Any stock is priced based on the expected future earnings. If a company has exposure (business) in other lands, those sales must be converted into dollars in order to price a stock.
The “value” of the earnings don’t change. (For example, an ounce of gold is still an ounce of gold. The number of dollars that it is worth will fluctuate—even though the physical “value” does not.) The exchange for the value does. If the euro tanks, it will take more euros to purchase the same value of goods and services priced in dollars. Therefore, the potential sales will drop.
If sales drop, revenues drop, and the forward looking value of the stock will drop.

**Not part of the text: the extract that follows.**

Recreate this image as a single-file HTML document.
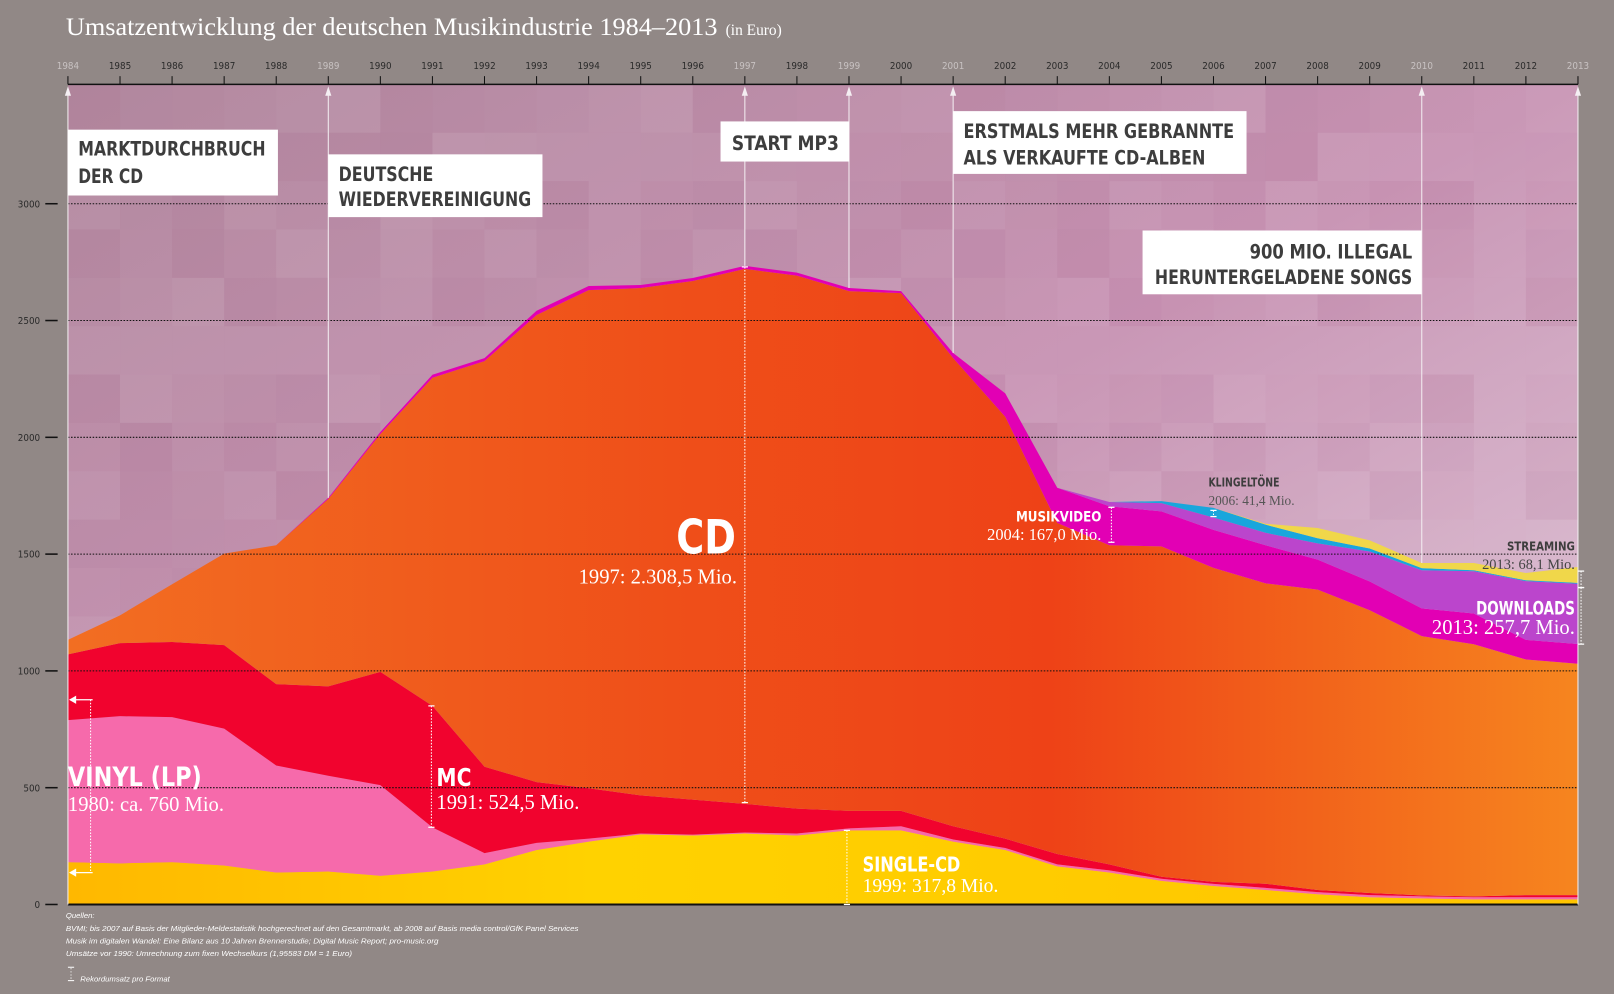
<!DOCTYPE html>
<html><head><meta charset="utf-8">
<style>
html,body{margin:0;padding:0;background:#918886;}
svg{display:block;}
.ax{font-family:"Liberation Sans Narrow","DejaVu Sans Condensed","Liberation Sans",sans-serif;font-size:9.5px;fill:#2a2a2a;}
.box{font-family:"DejaVu Sans Condensed","Liberation Sans Narrow","Liberation Sans",sans-serif;font-weight:bold;fill:#3d3d3d;font-size:19px;}
.lbl{font-family:"DejaVu Sans Condensed","Liberation Sans Narrow","Liberation Sans",sans-serif;font-weight:bold;fill:#fff;}
.ser{font-family:"Liberation Serif",serif;fill:#fff;}
.foot{font-family:"Liberation Sans Narrow","Liberation Sans",sans-serif;font-style:italic;font-size:7.5px;fill:#fff;}
</style></head>
<body>
<svg id="chart" width="1614" height="994" viewBox="0 0 1568 966" preserveAspectRatio="none" xmlns="http://www.w3.org/2000/svg">
<defs>
<linearGradient id="bgG" x1="0" y1="0" x2="1" y2="1">
<stop offset="0" stop-color="#b38aa0"/><stop offset="0.5" stop-color="#c894b4"/><stop offset="1" stop-color="#e2cbdb"/>
</linearGradient>
<linearGradient id="cdG" x1="0" y1="0" x2="1" y2="0">
<stop offset="0" stop-color="#f26e22"/><stop offset="0.4" stop-color="#ef4f19"/><stop offset="0.65" stop-color="#ee4217"/><stop offset="1" stop-color="#f6851f"/>
</linearGradient>
<linearGradient id="sgG" x1="0" y1="0" x2="1" y2="0">
<stop offset="0" stop-color="#ffb800"/><stop offset="0.35" stop-color="#ffd200"/><stop offset="1" stop-color="#ffc400"/>
</linearGradient>
</defs>
<rect x="0" y="0" width="1568" height="966" fill="#918886"/>
<text x="64" y="34" class="ser" font-size="25" textLength="633" lengthAdjust="spacingAndGlyphs">Umsatzentwicklung der deutschen Musikindustrie 1984–2013</text>
<text x="705" y="34" class="ser" font-size="15">(in Euro)</text>
<rect x="66" y="82" width="1467" height="797" fill="url(#bgG)"/>
<g id="mosaic"></g>
<g id="areas"></g>
<g id="grid"></g>
<g id="xaxis"></g>
<g id="yaxis"></g>
<g id="events"></g>

<g>
<rect x="66" y="126" width="204" height="64" fill="#fff"/>
<text class="box" x="76" y="151" textLength="182" lengthAdjust="spacingAndGlyphs">MARKTDURCHBRUCH</text><text class="box" x="76" y="178" textLength="63" lengthAdjust="spacingAndGlyphs">DER CD</text></g>
<g>
<rect x="319" y="150" width="208" height="61" fill="#fff"/>
<text class="box" x="329" y="176" textLength="92" lengthAdjust="spacingAndGlyphs">DEUTSCHE</text><text class="box" x="329" y="200" textLength="187" lengthAdjust="spacingAndGlyphs">WIEDERVEREINIGUNG</text></g>
<g>
<rect x="700" y="118" width="125" height="39" fill="#fff"/>
<text class="box" x="711" y="146" textLength="104" lengthAdjust="spacingAndGlyphs">START MP3</text></g>
<g>
<rect x="926" y="108" width="285" height="61" fill="#fff"/>
<text class="box" x="936" y="134" textLength="263" lengthAdjust="spacingAndGlyphs">ERSTMALS MEHR GEBRANNTE</text><text class="box" x="936" y="160" textLength="235" lengthAdjust="spacingAndGlyphs">ALS VERKAUFTE CD-ALBEN</text></g>
<g>
<rect x="1110" y="224" width="271" height="62" fill="#fff"/>
<text class="box" x="1214" y="251" textLength="158" lengthAdjust="spacingAndGlyphs">900 MIO. ILLEGAL</text><text class="box" x="1122" y="276" textLength="250" lengthAdjust="spacingAndGlyphs">HERUNTERGELADENE SONGS</text></g>

<g id="records"></g>

<g>
<text class="lbl" x="657" y="538" font-size="46" textLength="58" lengthAdjust="spacingAndGlyphs">CD</text>
<text class="ser" x="716" y="567" font-size="20" text-anchor="end">1997: 2.308,5 Mio.</text></g>
<g>
<text class="lbl" x="66" y="764" font-size="26" textLength="130" lengthAdjust="spacingAndGlyphs">VINYL (LP)</text>
<text class="ser" x="66" y="788" font-size="20">1980: ca. 760 Mio.</text></g>
<g>
<text class="lbl" x="424" y="764" font-size="24" textLength="34" lengthAdjust="spacingAndGlyphs">MC</text>
<text class="ser" x="424" y="786" font-size="20">1991: 524,5 Mio.</text></g>
<g>
<text class="lbl" x="838" y="847" font-size="20" textLength="95" lengthAdjust="spacingAndGlyphs">SINGLE-CD</text>
<text class="ser" x="838" y="867" font-size="19">1999: 317,8 Mio.</text></g>
<g>
<text class="lbl" x="987" y="507" font-size="14" textLength="83" lengthAdjust="spacingAndGlyphs">MUSIKVIDEO</text>
<text class="ser" x="1070" y="525" font-size="16" text-anchor="end">2004: 167,0 Mio.</text></g>
<g>
<text class="lbl" x="1174" y="473" font-size="12" style="fill:#3d3d3d" textLength="69" lengthAdjust="spacingAndGlyphs">KLINGELTÖNE</text>
<text class="ser" x="1174" y="491" font-size="13" style="fill:#555">2006: 41,4 Mio.</text></g>
<g>
<text class="lbl" x="1464" y="535" font-size="12" style="fill:#3d3d3d" textLength="66" lengthAdjust="spacingAndGlyphs">STREAMING</text>
<text class="ser" x="1530" y="553" font-size="14" text-anchor="end" style="fill:#444">2013: 68,1 Mio.</text></g>
<g>
<text class="lbl" x="1434" y="597" font-size="18" textLength="96" lengthAdjust="spacingAndGlyphs">DOWNLOADS</text>
<text class="ser" x="1530" y="616" font-size="20" text-anchor="end">2013: 257,7 Mio.</text></g>

<g>
<text class="foot" x="64" y="892">Quellen:</text>
<text class="foot" x="64" y="905" textLength="498" lengthAdjust="spacingAndGlyphs">BVMI; bis 2007 auf Basis der Mitglieder-Meldestatistik hochgerechnet auf den Gesamtmarkt, ab 2008 auf Basis media control/GfK Panel Services</text>
<text class="foot" x="64" y="917" textLength="362" lengthAdjust="spacingAndGlyphs">Musik im digitalen Wandel: Eine Bilanz aus 10 Jahren Brennerstudie; Digital Music Report; pro-music.org</text>
<text class="foot" x="64" y="929" textLength="278" lengthAdjust="spacingAndGlyphs">Umsätze vor 1990: Umrechnung zum fixen Wechselkurs (1,95583 DM = 1 Euro)</text>
<line x1="66" y1="940" x2="72" y2="940" stroke="#fff" stroke-width="1"/>
<line x1="69" y1="941" x2="69" y2="952" stroke="#fff" stroke-dasharray="1,2"/>
<line x1="66" y1="953" x2="72" y2="953" stroke="#fff" stroke-width="1"/>
<text class="foot" x="78" y="954">Rekordumsatz pro Format</text>
</g>
</svg>
<script>
const years = [1984,1985,1986,1987,1988,1989,1990,1991,1992,1993,1994,1995,1996,1997,1998,1999,2000,2001,2002,2003,2004,2005,2006,2007,2008,2009,2010,2011,2012,2013];
const singleCd = [181,176,181,167,137,141,123,141,172,233,269,300,295,304,295,317,317,269,233,163,137,101,79,62,44,31,26,22,22,22];
const vinyl = [608,630,621,586,458,410,388,189,48,31,13,4,4,4,9,9,18,9,9,9,9,9,9,9,9,9,9,9,9,9];
const mc = [282,313,322,357,348,383,485,520,370,260,216,163,150,123,106,75,66,57,40,44,26,9,9,18,9,9,4,4,9,9];
const cd = [62,119,247,392,595,802,1018,1405,1736,2000,2132,2172,2220,2290,2282,2225,2216,2004,1806,1418,1366,1414,1344,1286,1286,1211,1110,1079,1009,991];
const video = [0,0,0,0,0,5,9,13,13,18,18,13,13,13,13,13,9,22,100,150,167,150,163,163,128,123,119,132,84,84];
const downloads = [0,0,0,0,0,0,0,0,0,0,0,0,0,0,0,0,0,0,0,0,18,35,53,53,70,128,163,181,251,258];
const ringtones = [0,0,0,0,0,0,0,0,0,0,0,0,0,0,0,0,0,0,0,0,0,9,41,35,22,13,9,4,4,4];
const streaming = [0,0,0,0,0,0,0,0,0,0,0,0,0,0,0,0,0,0,0,0,0,0,0,4,44,35,22,31,31,68];
const yTicks = [0,500,1000,1500,2000,2500,3000];
const greyYears = [1984,1989,1997,1999,2001,2010,2013];
const eventYears = [1984,1989,1997,1999,2001,2010,2013];

const NS = "http://www.w3.org/2000/svg";
const X0 = 66, X1 = 1533, Y0 = 879, PX = 0.227;
function xs(yr){ return X0 + (yr - years[0]) * (X1 - X0) / (years[years.length-1] - years[0]); }
function ys(v){ return Y0 - v * PX; }
function mk(tag, attrs, parent){ const e = document.createElementNS(NS, tag); for (const k in attrs) e.setAttribute(k, attrs[k]); parent.appendChild(e); return e; }

const mos = document.getElementById('mosaic');
const cw = (X1 - X0) / 29;
for (let i = 0; i < 29; i++) for (let j = 0; j < 17; j++) {
  const s = ((i * 37 + j * 91 + i * j * 13) % 17) / 17;
  const h = Math.min(47, Y0 - (82 + j * 47));
  if (h <= 0) continue;
  const r = mk('rect', {x: X0 + i * cw, y: 82 + j * 47, width: cw, height: h, fill: s > 0.5 ? '#ffffff' : '#8a3a6a', opacity: (Math.abs(s - 0.5) * 0.14).toFixed(3)}, mos);
  
  
}

const layers = [
  ['single-cd-area', singleCd, 'url(#sgG)'],
  ['vinyl-area', vinyl, '#f66aab'],
  ['mc-area', mc, '#f1032e'],
  ['cd-area', cd, 'url(#cdG)'],
  ['musikvideo-area', video, '#e200b4'],
  ['downloads-area', downloads, '#bb45cc'],
  ['klingeltoene-area', ringtones, '#19a6dc'],
  ['streaming-area', streaming, '#f0d74a']
];
const areas = document.getElementById('areas');
let base = years.map(() => 0);
layers.forEach(([name, vals, col]) => {
  const top = base.map((b, i) => b + vals[i]);
  let d = '';
  years.forEach((yr, i) => { d += (i ? 'L' : 'M') + xs(yr).toFixed(1) + ',' + ys(top[i]).toFixed(1); });
  for (let i = years.length - 1; i >= 0; i--) d += 'L' + xs(years[i]).toFixed(1) + ',' + ys(base[i]).toFixed(1);
  const p = mk('path', {d: d + 'Z', fill: col}, areas);
  
  
  base = top;
});
const totals = base;

const grid = document.getElementById('grid');
yTicks.forEach(t => {
  if (t === 0) return;
  const l = mk('line', {x1: X0, x2: X1, y1: ys(t), y2: ys(t), stroke: '#111', 'stroke-width': 1, 'stroke-dasharray': '1.5,1.5'}, grid);
  
  
});

const ya = document.getElementById('yaxis');
yTicks.forEach(t => {
  const l = mk('line', {x1: 44, x2: 56, y1: ys(t), y2: ys(t), stroke: '#111', 'stroke-width': 1.5}, ya);
  
  
  const tx = mk('text', {x: 39, y: ys(t) + 3.5, 'text-anchor': 'end', class: 'ax'}, ya);
  tx.textContent = t;
  
  
});
const bl = mk('line', {x1: 66, x2: X1, y1: Y0, y2: Y0, stroke: '#111', 'stroke-width': 2}, ya);



const xa = document.getElementById('xaxis');
const al = mk('line', {x1: X0, x2: X1, y1: 82, y2: 82, stroke: '#111', 'stroke-width': 1.5}, xa);


years.forEach(yr => {
  const t = mk('line', {x1: xs(yr), x2: xs(yr), y1: 74, y2: 82, stroke: '#111', 'stroke-width': 1}, xa);
  
  
  const tx = mk('text', {x: xs(yr), y: 67, 'text-anchor': 'middle', class: 'ax'}, xa);
  if (greyYears.includes(yr)) tx.setAttribute('style', 'fill:#c8c2c2');
  tx.textContent = yr;
  
  
});

const ev = document.getElementById('events');
eventYears.forEach(yr => {
  const i = years.indexOf(yr);
  const x = xs(yr);
  const end = (yr === 1984 || yr === 2013) ? Y0 : ys(totals[i]);
  const l = mk('line', {x1: x, x2: x, y1: 86, y2: end, stroke: '#f4eef2', 'stroke-width': 1}, ev);
  
  
  const a = mk('path', {d: `M${x - 3},93 L${x},84 L${x + 3},93 Z`, fill: '#f4eef2'}, ev);
  
  
});

const rec = document.getElementById('records');
function marker(name, x, y1, y2){
  const g = mk('g', {}, rec);
  
  
  mk('line', {x1: x, x2: x, y1: y1, y2: y2, stroke: '#fff', 'stroke-width': 1, 'stroke-dasharray': '1.5,1.5'}, g);
  mk('line', {x1: x - 3, x2: x + 3, y1: y1, y2: y1, stroke: '#fff', 'stroke-width': 1.2}, g);
  mk('line', {x1: x - 3, x2: x + 3, y1: y2, y2: y2, stroke: '#fff', 'stroke-width': 1.2}, g);
}
marker('record-cd-1997', xs(1997), ys(totals[13]) + 1, 780);
marker('record-single-1999', xs(1999) - 2, 807, Y0);
marker('record-mc-1991', xs(1991) - 1, 686, 804);
marker('record-video-2004', xs(2004) + 2, 493, 527);
marker('record-ring-2006', xs(2006), 496, 502);
marker('record-stream-2013', X1 + 3, 555, 571);
marker('record-downloads-2013', X1 + 3, 571, 626);
const vg = mk('g', {}, rec);


mk('line', {x1: 88, x2: 88, y1: 680, y2: 848, stroke: '#fff', 'stroke-dasharray': '1.5,1.5'}, vg);
mk('line', {x1: 68, x2: 90, y1: 680, y2: 680, stroke: '#fff', 'stroke-width': 1.2}, vg);
mk('line', {x1: 68, x2: 90, y1: 848, y2: 848, stroke: '#fff', 'stroke-width': 1.2}, vg);
mk('path', {d: 'M67,680 L74,676 L74,684 Z', fill: '#fff'}, vg);
mk('path', {d: 'M67,848 L74,844 L74,852 Z', fill: '#fff'}, vg);
</script>
</body></html>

Other things like unemployment, inventories, etc will all have an impact.
It can all be very complicated.
Personally, I buy shovels to bury my gold in holes around the property. The sad part is I forget where I bury it.
Where do you live, again? :-)
>> Any stock is priced based on the expected future earnings.
In theory, anyway. That would be the “present value of the income stream” valuation. In reality, the marketplace prices stocks according to a variety of rational and irrational criteria. Heck, often they’re just a medium for speculation — shares might as well be blackjack chips.
>> It can all be very complicated.
Amen, brother. And it’s not just math; an understanding of human nature is required. I can do math but human behavior baffles me.
>> The sad part is I forget where I bury it.
Send me your address, I’ll bring my shovel and help you look!